Exercise goal: Here are records with pictures in them. Copy all of them exactly and leave the pictures out.

Dataset extract:
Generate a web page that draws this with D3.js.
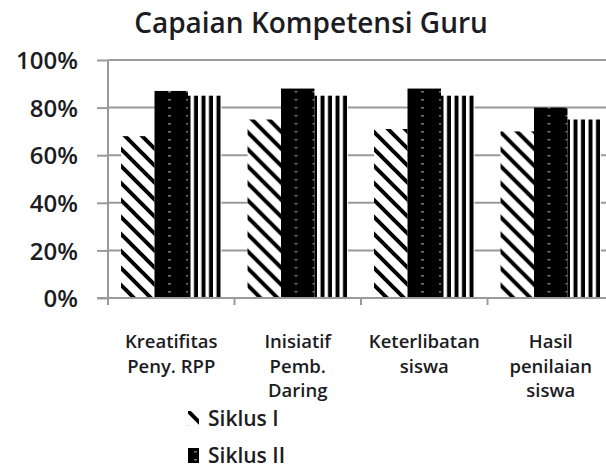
<!DOCTYPE html>
<html>
<head>
<meta charset="utf-8">
<script src="https://cdn.jsdelivr.net/npm/d3@7"></script>
<style>
  body { margin: 0; background: #fff; }
  text { font-family: "Open Sans", "DejaVu Sans", sans-serif; fill: #1c1c22; }
</style>
</head>
<body>
<script>
// Chart data

const categories = [
  ["Kreatifitas", "Peny. RPP"],
  ["Inisiatif", "Pemb.", "Daring"],
  ["Keterlibatan", "siswa"],
  ["Hasil", "penilaian", "siswa"]
];
const seriesNames = ["Siklus I", "Siklus II", "Siklus III"];
const siklus1 = [0.68, 0.75, 0.71, 0.70];
const siklus2 = [0.87, 0.88, 0.88, 0.80];
const siklus3 = [0.85, 0.85, 0.85, 0.75];
const yTicks = [0, 0.2, 0.4, 0.6, 0.8, 1.0];

const width = 606;
const height = 468;

let svg = d3.select("body")
    .append("svg")
    .attr("width", width)
    .attr("height", height);

// fill patterns, one per series
let defs = svg.append("defs");

let hatch = defs.append("pattern")
    .attr("id", "hatch")
    .attr("patternUnits", "userSpaceOnUse")
    .attr("width", 17)
    .attr("height", 17);
hatch.append("rect").attr("width", 17).attr("height", 17).attr("fill", "#fff");
hatch.append("path")
    .attr("d", "M-4,-4L21,21M-4,13L4,21M13,-4L21,4")
    .attr("stroke", "#000")
    .attr("stroke-width", 4);

let dots = defs.append("pattern")
    .attr("id", "dots")
    .attr("patternUnits", "userSpaceOnUse")
    .attr("width", 18)
    .attr("height", 8);
dots.append("rect").attr("width", 18).attr("height", 8).attr("fill", "#000");
dots.append("rect").attr("x", 6).attr("y", 3).attr("width", 3).attr("height", 1.5).attr("fill", "#777");

let stripes = defs.append("pattern")
    .attr("id", "stripes")
    .attr("patternUnits", "userSpaceOnUse")
    .attr("width", 7.5)
    .attr("height", 10);
stripes.append("rect").attr("width", 7.5).attr("height", 10).attr("fill", "#fff");
stripes.append("rect").attr("x", 3.5).attr("width", 4).attr("height", 10).attr("fill", "#000");

const fills = ["url(#hatch)", "url(#dots)", "url(#stripes)"];

// scales
let x0 = d3.scaleBand()
    .domain(d3.range(categories.length))
    .range([108, 614])
    .paddingInner(0)
    .paddingOuter(0);

let x1 = d3.scaleBand()
    .domain(d3.range(seriesNames.length))
    .range([0, x0.bandwidth()])
    .paddingInner(0)
    .paddingOuter(0.39);

let y = d3.scaleLinear()
    .domain([0, 1])
    .range([298, 60]);

// gridlines + y axis
let yAxis = svg.append("g")
    .attr("transform", "translate(108,0)")
    .call(d3.axisLeft(y)
      .tickValues(yTicks)
      .tickSize(11)
      .tickFormat(d3.format(".0%")));

yAxis.select(".domain").remove();
yAxis.selectAll(".tick line").attr("stroke", "#9a9a9a").attr("stroke-width", 2);
yAxis.selectAll(".tick text")
    .attr("x", -30)
    .attr("dy", "0.36em")
    .style("font-size", "24px")
    .style("font-weight", 600);

svg.append("g")
    .selectAll("line")
    .data(yTicks.filter(d => d > 0))
    .join("line")
      .attr("x1", 108)
      .attr("x2", width)
      .attr("y1", d => y(d))
      .attr("y2", d => y(d))
      .attr("stroke", "#9a9a9a")
      .attr("stroke-width", 2);

svg.append("line")
    .attr("x1", 108).attr("x2", 108)
    .attr("y1", 60).attr("y2", 305)
    .attr("stroke", "#9a9a9a")
    .attr("stroke-width", 2);

// bars
const allSeries = [siklus1, siklus2, siklus3];

let groups = svg.append("g")
    .selectAll("g")
    .data(categories)
    .join("g")
      .attr("transform", (d, i) => "translate(" + x0(i) + ",0)");

groups.selectAll("rect")
    .data((d, i) => allSeries.map((s, k) => ({k: k, v: s[i]})))
    .join("rect")
      .attr("x", d => x1(d.k))
      .attr("y", d => y(d.v))
      .attr("width", x1.bandwidth())
      .attr("height", d => y(0) - y(d.v))
      .attr("fill", d => fills[d.k]);

// x axis
let xAxis = svg.append("g")
    .attr("transform", "translate(0,298)");

xAxis.append("line")
    .attr("x1", 97).attr("x2", width)
    .attr("stroke", "#9a9a9a")
    .attr("stroke-width", 2);

xAxis.selectAll(".xtick")
    .data(d3.range(categories.length))
    .join("line")
      .attr("class", "xtick")
      .attr("x1", d => x0(d)).attr("x2", d => x0(d))
      .attr("y1", 0).attr("y2", 7)
      .attr("stroke", "#9a9a9a")
      .attr("stroke-width", 2);

xAxis.selectAll(".xlabel")
    .data(categories)
    .join("text")
      .attr("class", "xlabel")
      .attr("text-anchor", "middle")
      .style("font-size", "18.5px")
      .style("font-weight", 600)
      .each(function (lines, i) {
        d3.select(this).selectAll("tspan")
          .data(lines)
          .join("tspan")
            .attr("x", x0(i) + x0.bandwidth() / 2)
            .attr("y", (d, j) => 50 + j * 24.5)
            .text(d => d);
      });

// title
svg.append("text")
    .attr("x", 311)
    .attr("y", 33)
    .attr("text-anchor", "middle")
    .style("font-size", "28px")
    .style("font-weight", 600)
    .text("Capaian Kompetensi Guru");

// legend (only first two entries are visible in the picture)
let legend = svg.append("g")
    .selectAll("g")
    .data(seriesNames.slice(0, 2))
    .join("g")
      .attr("transform", (d, i) => "translate(188," + (411 + i * 37) + ")");

legend.append("rect")
    .attr("width", 11)
    .attr("height", 15)
    .attr("fill", (d, i) => fills[i]);

legend.append("text")
    .attr("x", 20)
    .attr("y", 15)
    .style("font-size", "21px")
    .style("font-weight", 600)
    .text(d => d);
</script>
</body>
</html>
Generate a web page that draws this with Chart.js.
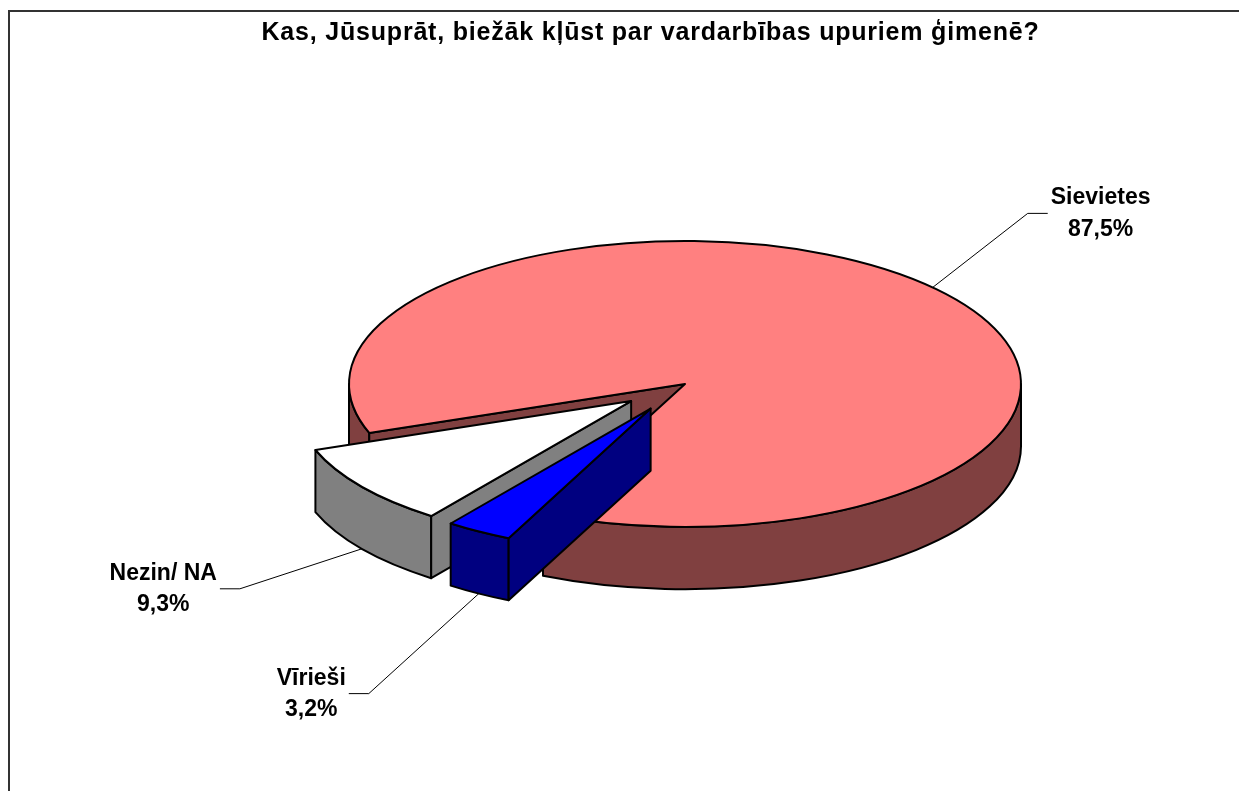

Result below:
Generate a web page that draws this with D3.js.
<!DOCTYPE html>
<html>
<head>
<meta charset="utf-8">
<script src="https://cdn.jsdelivr.net/npm/d3@7"></script>
<style>
  body { margin: 0; background: #fff; }
  text { font-family: "Open Sans", "DejaVu Sans", sans-serif; fill: #1c1c22; }
</style>
</head>
<body>
<script>
// Chart data

const categories = [
  ["Kreatifitas", "Peny. RPP"],
  ["Inisiatif", "Pemb.", "Daring"],
  ["Keterlibatan", "siswa"],
  ["Hasil", "penilaian", "siswa"]
];
const seriesNames = ["Siklus I", "Siklus II", "Siklus III"];
const siklus1 = [0.68, 0.75, 0.71, 0.70];
const siklus2 = [0.87, 0.88, 0.88, 0.80];
const siklus3 = [0.85, 0.85, 0.85, 0.75];
const yTicks = [0, 0.2, 0.4, 0.6, 0.8, 1.0];

const width = 606;
const height = 468;

let svg = d3.select("body")
    .append("svg")
    .attr("width", width)
    .attr("height", height);

// fill patterns, one per series
let defs = svg.append("defs");

let hatch = defs.append("pattern")
    .attr("id", "hatch")
    .attr("patternUnits", "userSpaceOnUse")
    .attr("width", 17)
    .attr("height", 17);
hatch.append("rect").attr("width", 17).attr("height", 17).attr("fill", "#fff");
hatch.append("path")
    .attr("d", "M-4,-4L21,21M-4,13L4,21M13,-4L21,4")
    .attr("stroke", "#000")
    .attr("stroke-width", 4);

let dots = defs.append("pattern")
    .attr("id", "dots")
    .attr("patternUnits", "userSpaceOnUse")
    .attr("width", 18)
    .attr("height", 8);
dots.append("rect").attr("width", 18).attr("height", 8).attr("fill", "#000");
dots.append("rect").attr("x", 6).attr("y", 3).attr("width", 3).attr("height", 1.5).attr("fill", "#777");

let stripes = defs.append("pattern")
    .attr("id", "stripes")
    .attr("patternUnits", "userSpaceOnUse")
    .attr("width", 7.5)
    .attr("height", 10);
stripes.append("rect").attr("width", 7.5).attr("height", 10).attr("fill", "#fff");
stripes.append("rect").attr("x", 3.5).attr("width", 4).attr("height", 10).attr("fill", "#000");

const fills = ["url(#hatch)", "url(#dots)", "url(#stripes)"];

// scales
let x0 = d3.scaleBand()
    .domain(d3.range(categories.length))
    .range([108, 614])
    .paddingInner(0)
    .paddingOuter(0);

let x1 = d3.scaleBand()
    .domain(d3.range(seriesNames.length))
    .range([0, x0.bandwidth()])
    .paddingInner(0)
    .paddingOuter(0.39);

let y = d3.scaleLinear()
    .domain([0, 1])
    .range([298, 60]);

// gridlines + y axis
let yAxis = svg.append("g")
    .attr("transform", "translate(108,0)")
    .call(d3.axisLeft(y)
      .tickValues(yTicks)
      .tickSize(11)
      .tickFormat(d3.format(".0%")));

yAxis.select(".domain").remove();
yAxis.selectAll(".tick line").attr("stroke", "#9a9a9a").attr("stroke-width", 2);
yAxis.selectAll(".tick text")
    .attr("x", -30)
    .attr("dy", "0.36em")
    .style("font-size", "24px")
    .style("font-weight", 600);

svg.append("g")
    .selectAll("line")
    .data(yTicks.filter(d => d > 0))
    .join("line")
      .attr("x1", 108)
      .attr("x2", width)
      .attr("y1", d => y(d))
      .attr("y2", d => y(d))
      .attr("stroke", "#9a9a9a")
      .attr("stroke-width", 2);

svg.append("line")
    .attr("x1", 108).attr("x2", 108)
    .attr("y1", 60).attr("y2", 305)
    .attr("stroke", "#9a9a9a")
    .attr("stroke-width", 2);

// bars
const allSeries = [siklus1, siklus2, siklus3];

let groups = svg.append("g")
    .selectAll("g")
    .data(categories)
    .join("g")
      .attr("transform", (d, i) => "translate(" + x0(i) + ",0)");

groups.selectAll("rect")
    .data((d, i) => allSeries.map((s, k) => ({k: k, v: s[i]})))
    .join("rect")
      .attr("x", d => x1(d.k))
      .attr("y", d => y(d.v))
      .attr("width", x1.bandwidth())
      .attr("height", d => y(0) - y(d.v))
      .attr("fill", d => fills[d.k]);

// x axis
let xAxis = svg.append("g")
    .attr("transform", "translate(0,298)");

xAxis.append("line")
    .attr("x1", 97).attr("x2", width)
    .attr("stroke", "#9a9a9a")
    .attr("stroke-width", 2);

xAxis.selectAll(".xtick")
    .data(d3.range(categories.length))
    .join("line")
      .attr("class", "xtick")
      .attr("x1", d => x0(d)).attr("x2", d => x0(d))
      .attr("y1", 0).attr("y2", 7)
      .attr("stroke", "#9a9a9a")
      .attr("stroke-width", 2);

xAxis.selectAll(".xlabel")
    .data(categories)
    .join("text")
      .attr("class", "xlabel")
      .attr("text-anchor", "middle")
      .style("font-size", "18.5px")
      .style("font-weight", 600)
      .each(function (lines, i) {
        d3.select(this).selectAll("tspan")
          .data(lines)
          .join("tspan")
            .attr("x", x0(i) + x0.bandwidth() / 2)
            .attr("y", (d, j) => 50 + j * 24.5)
            .text(d => d);
      });

// title
svg.append("text")
    .attr("x", 311)
    .attr("y", 33)
    .attr("text-anchor", "middle")
    .style("font-size", "28px")
    .style("font-weight", 600)
    .text("Capaian Kompetensi Guru");

// legend (only first two entries are visible in the picture)
let legend = svg.append("g")
    .selectAll("g")
    .data(seriesNames.slice(0, 2))
    .join("g")
      .attr("transform", (d, i) => "translate(188," + (411 + i * 37) + ")");

legend.append("rect")
    .attr("width", 11)
    .attr("height", 15)
    .attr("fill", (d, i) => fills[i]);

legend.append("text")
    .attr("x", 20)
    .attr("y", 15)
    .style("font-size", "21px")
    .style("font-weight", 600)
    .text(d => d);
</script>
</body>
</html>
Generate a web page that draws this with Chart.js.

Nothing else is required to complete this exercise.